2 de noviembre de 2014

CONMEMORACIÓN DE TODOS LOS FIELES DIFUNTOS

Homilía predicada por el P. José Alegre, abad de Poblet
Is 25,6.7-9; Salm 26; 1Tes 4,13-18; Jn 11,17-27

«Yo soy la resurrección. El que cree en mí aunque haya muerto vivirá. Y todo el que vive y cree en mí no morirá».

¿Crees esto? ¿Qué encierra esta palabra: ¿“Yo soy la resurrección”?

«Yo estoy con vosotros hasta el fin del mundo».
«¿No estaba ardiendo nuestro corazón dentro de nosotros, cuando nos hablaba en el camino y nos explicaba las Escrituras?»
«La paz con vosotros. Recibid el Espíritu Santo».
«¿Quién podrá privarnos del amor del Mesías?»
«Si vivimos, vivimos para el Señor, si morimos, morimos para el Señor».
«Cuando soy débil, entonces soy fuerte».
No vivo yo, es Cristo quien vive en mí

¿Crees esto? Son, con otras muchas, palabras llenas de vida y sabiduría del Resucitado. Vivir la sabiduría encerrada en estas palabras, supone, exige morir a sí mismo, morir a una sabiduría vieja y dar lugar a que nazca una sabiduría nueva que da lugar a una nueva vida. A una vida con un horizonte más dilatado. En definitiva el horizonte del Resucitado.

¿Crees esto? ¿Vives esto?

«No queremos que estéis en la ignorancia respecto a los muertos, para que no os entristezcáis como los que no tiene esperanza». ¿Tu esperanza está revestida de tristeza? Estás en la ignorancia respecto a los muertos? Nosotros tenemos motivos para una esperanza viva, por lo tanto para una esperanza revestida de alegría. «Porque creemos que Jesús murió y resucitó, y porque creemos que Jesús llevará consigo a los que viven su Palabra, la Palabra de la vida, la palabra de la nueva sabiduría». Y porque creemos esto nos reunimos en torno al altar para celebrar el festín divino. Para celebrar el banquete de la Eucaristía el banquete del pan y del vino en el altar del templo, y el banquete de manjares enjundiosos y vino generosos en el altar del mundo.

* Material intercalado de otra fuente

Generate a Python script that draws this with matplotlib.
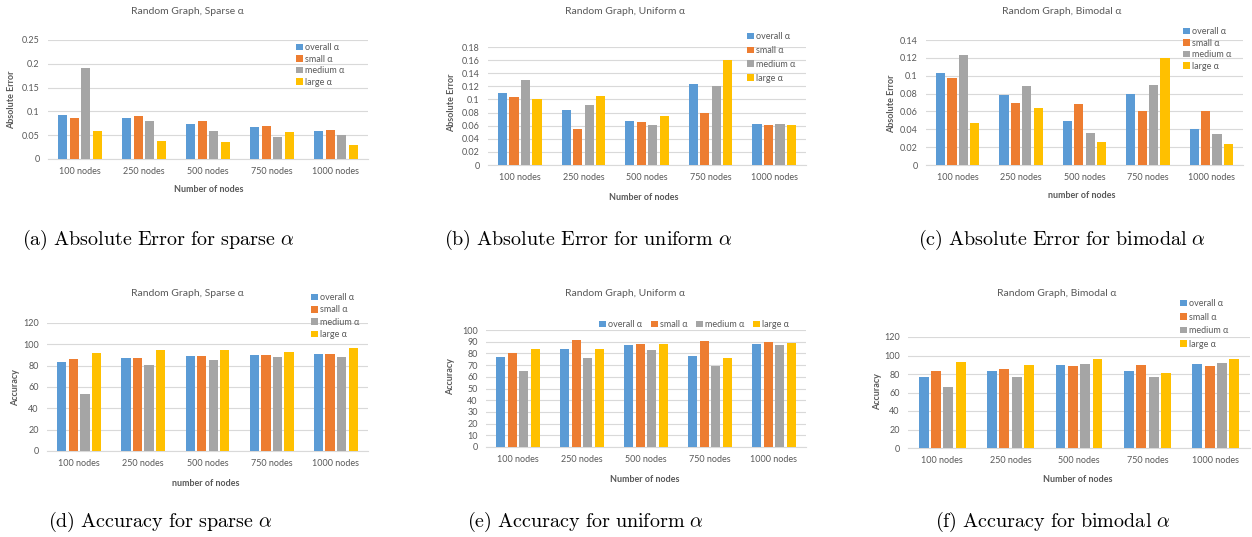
import numpy as np
import matplotlib.pyplot as plt
from matplotlib.ticker import FuncFormatter

plt.rcParams['font.family'] = ['Lato', 'DejaVu Sans']
plt.rcParams['mathtext.fontset'] = 'cm'

nodos = ['100 nodes', '250 nodes', '500 nodes', '750 nodes', '1000 nodes']
series = ['overall α', 'small α', 'medium α', 'large α']

# filas: overall, small, medium, large
ae_sparse = [[0.093, 0.086, 0.074, 0.067, 0.058],
             [0.086, 0.090, 0.079, 0.070, 0.061],
             [0.192, 0.079, 0.058, 0.046, 0.051],
             [0.058, 0.037, 0.036, 0.057, 0.030]]
ae_uniform = [[0.110, 0.084, 0.067, 0.123, 0.062],
              [0.104, 0.055, 0.065, 0.079, 0.061],
              [0.129, 0.091, 0.061, 0.120, 0.063],
              [0.100, 0.105, 0.075, 0.160, 0.061]]
ae_bimodal = [[0.103, 0.078, 0.049, 0.080, 0.040],
              [0.098, 0.069, 0.068, 0.060, 0.061],
              [0.123, 0.089, 0.036, 0.090, 0.035],
              [0.047, 0.064, 0.026, 0.120, 0.024]]
acc_sparse = [[83.9, 87.6, 89.2, 89.8, 90.7],
              [86.3, 87.6, 88.8, 89.8, 90.7],
              [53.0, 80.4, 85.7, 88.5, 88.5],
              [92.0, 94.8, 95.1, 93.2, 96.3]]
acc_uniform = [[77.1, 83.4, 86.9, 78.0, 88.0],
               [80.6, 91.4, 88.3, 90.3, 89.7],
               [64.9, 75.7, 83.1, 69.1, 87.4],
               [83.4, 83.7, 88.0, 75.7, 88.9]]
acc_bimodal = [[76.4, 82.9, 90.1, 82.9, 91.2],
               [83.2, 85.0, 89.0, 90.1, 89.0],
               [65.9, 77.1, 90.5, 76.8, 91.5],
               [93.3, 89.4, 95.9, 80.7, 96.6]]

colores = ['#5B9BD5', '#ED7D31', '#A5A5A5', '#FFC000']
gris = '#595959'
W, H = 1252, 537

fig = plt.figure(figsize=(W / 100, H / 100), dpi=100)


def caja(l, t, r, b):
    return [l / W, 1 - b / H, (r - l) / W, (b - t) / H]


def panel(rect, valores, ymax, paso, ylabel, xlabel, titulo, pt, pyl, pxl, leg):
    ax = fig.add_axes(caja(*rect))
    x = np.arange(len(nodos))
    for i, vals in enumerate(valores):
        ax.bar(x + (i - 1.5) * 0.18, vals, width=0.145, color=colores[i],
               label=series[i], zorder=3)
    ax.set_xlim(-0.5, len(nodos) - 0.5)
    ax.set_ylim(0, ymax)
    ax.set_yticks(np.arange(0, ymax + paso / 2, paso))
    ax.yaxis.set_major_formatter(FuncFormatter(lambda v, p: '%g' % round(v, 4)))
    ax.set_xticks(x)
    ax.set_xticklabels(nodos)
    ax.grid(axis='y', color='#D9D9D9', lw=0.8, zorder=0)
    for s in ['top', 'right', 'left']:
        ax.spines[s].set_visible(False)
    ax.spines['bottom'].set_color('#D9D9D9')
    ax.tick_params(length=0, labelsize=6.5, labelcolor=gris)
    ax.tick_params(axis='x', pad=6)
    ax.tick_params(axis='y', pad=6)
    fig.text(pt[0] / W, 1 - pt[1] / H, titulo, ha='center', va='center',
             fontsize=7.5, color=gris)
    fig.text(pyl[0] / W, 1 - pyl[1] / H, ylabel, ha='center', va='center',
             rotation=90, fontsize=6.5, color=gris, fontweight='bold')
    fig.text(pxl[0] / W, 1 - pxl[1] / H, xlabel, ha='center', va='center',
             fontsize=6.5, color=gris, fontweight='bold')
    ncol, lx, ly, esp = leg
    ax.legend(loc='upper left', bbox_to_anchor=(lx / W, 1 - ly / H),
              bbox_transform=fig.transFigure, frameon=False, ncol=ncol,
              fontsize=6.5, labelcolor=gris, handlelength=0.75,
              handleheight=0.75, handletextpad=0.3, labelspacing=esp,
              columnspacing=0.9, borderaxespad=0, borderpad=0)
    return ax


panel((48, 40, 368, 159), ae_sparse, 0.25, 0.05, 'Absolute Error',
      'Number of nodes', 'Random Graph, Sparse α', (187, 12), (12, 100),
      (209, 189), (1, 296, 43, 0.28))
panel((488, 47, 806, 165), ae_uniform, 0.18, 0.02, 'Absolute Error',
      'Number of nodes', 'Random Graph, Uniform α', (625, 12), (452, 103),
      (644, 198), (1, 747, 32, 0.55))
panel((926, 40, 1243, 165), ae_bimodal, 0.14, 0.02, 'Absolute Error',
      'number of nodes', 'Random Graph, Bimodal α', (1062, 12), (892, 104),
      (1082, 195), (1, 1183, 27, 0.28))
panel((47, 323, 368, 451), acc_sparse, 120, 20, 'Accuracy',
      'number of nodes', 'Random Graph, Sparse α', (187, 293), (16, 388),
      (206, 483), (1, 311, 293, 0.38))
panel((486, 330, 806, 447), acc_uniform, 100, 10, 'Accuracy',
      'Number of nodes', 'Random Graph, Uniform α', (625, 293), (451, 377),
      (645, 480), (4, 599, 320, 0.5))
panel((908, 337, 1250, 448), acc_bimodal, 120, 20, 'Accuracy',
      'Number of nodes', 'Random Graph, Bimodal α', (1057, 293), (878, 392),
      (1078, 480), (1, 1180, 299, 0.5))

captions = [(158, 240, r'$\mathrm{(a)\ Absolute\ Error\ for\ sparse}\ \alpha$'),
            (588, 240, r'$\mathrm{(b)\ Absolute\ Error\ for\ uniform}\ \alpha$'),
            (1062, 240, r'$\mathrm{(c)\ Absolute\ Error\ for\ bimodal}\ \alpha$'),
            (160, 522, r'$\mathrm{(d)\ Accuracy\ for\ sparse}\ \alpha$'),
            (585, 522, r'$\mathrm{(e)\ Accuracy\ for\ uniform}\ \alpha$'),
            (1053, 522, r'$\mathrm{(f)\ Accuracy\ for\ bimodal}\ \alpha$')]
for cx, cy, texto in captions:
    fig.text(cx / W, 1 - cy / H, texto, ha='center', va='center',
             fontsize=14.5)

fig.savefig('out.png', dpi=100)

Celebramos este banquete de la Eucaristía recordando a los hermanos que también se sentaron en él en tiempos pasados. Y lo celebramos porque esperamos, de este modo, prepararnos para sentarnos con los hermanos que nos dejaron en el banquete de la casa del Padre. Aquí tenemos a nuestro Dios, es el canto de nuestro banquete eucarístico. Y este canto hace amanecer la luz de Dios en nuestro interior, y sentir la seguridad de la salvación, y por tanto empezamos a «gozar de la bondad del Señor en el país de la vida».

Porque el Resucitado ha traído ya la plenitud de la vida, y su resurrección nos da la seguridad de una vida nueva. Esta es la voluntad de mi Padre: «que todo el que ve al Hijo y cree en él tenga vida eterna y yo le resucite en el último día» (Jn 6,40).

Pero la vida eterna ya no tenemos que esperarla el último día; esta vida eterna, vida nueva, es la vida del Resucitado, y para empezar a vivir esta vida eterna el Resucitado nos ha dejado su Espíritu. Este Espíritu Santo que preparó en el seno de santa María una nueva naturaleza, una vida humana, es el que ahora está en nosotros como en un templo; somos templo del Espíritu Santo, para preparar en nosotros una nueva naturaleza, una naturaleza divina, aquella deificación de la que hablan los Santos Padres, a fin de que vivamos la experiencia de la Palabra de Jesús: «el que cree en mí ya tiene la vida eterna». Pero la fe no es algo meramente pasivo, sino que es una relación personal con la persona de Cristo, que necesitamos manifestar mediante unas obras concretas. Hagamos estas obras cada día, creyendo y viviendo las palabras del Resucitado, que nos invita a celebrar el amor en torno al altar de la Eucaristía, como un anticipo de la fiesta definitiva en la casa del Padre.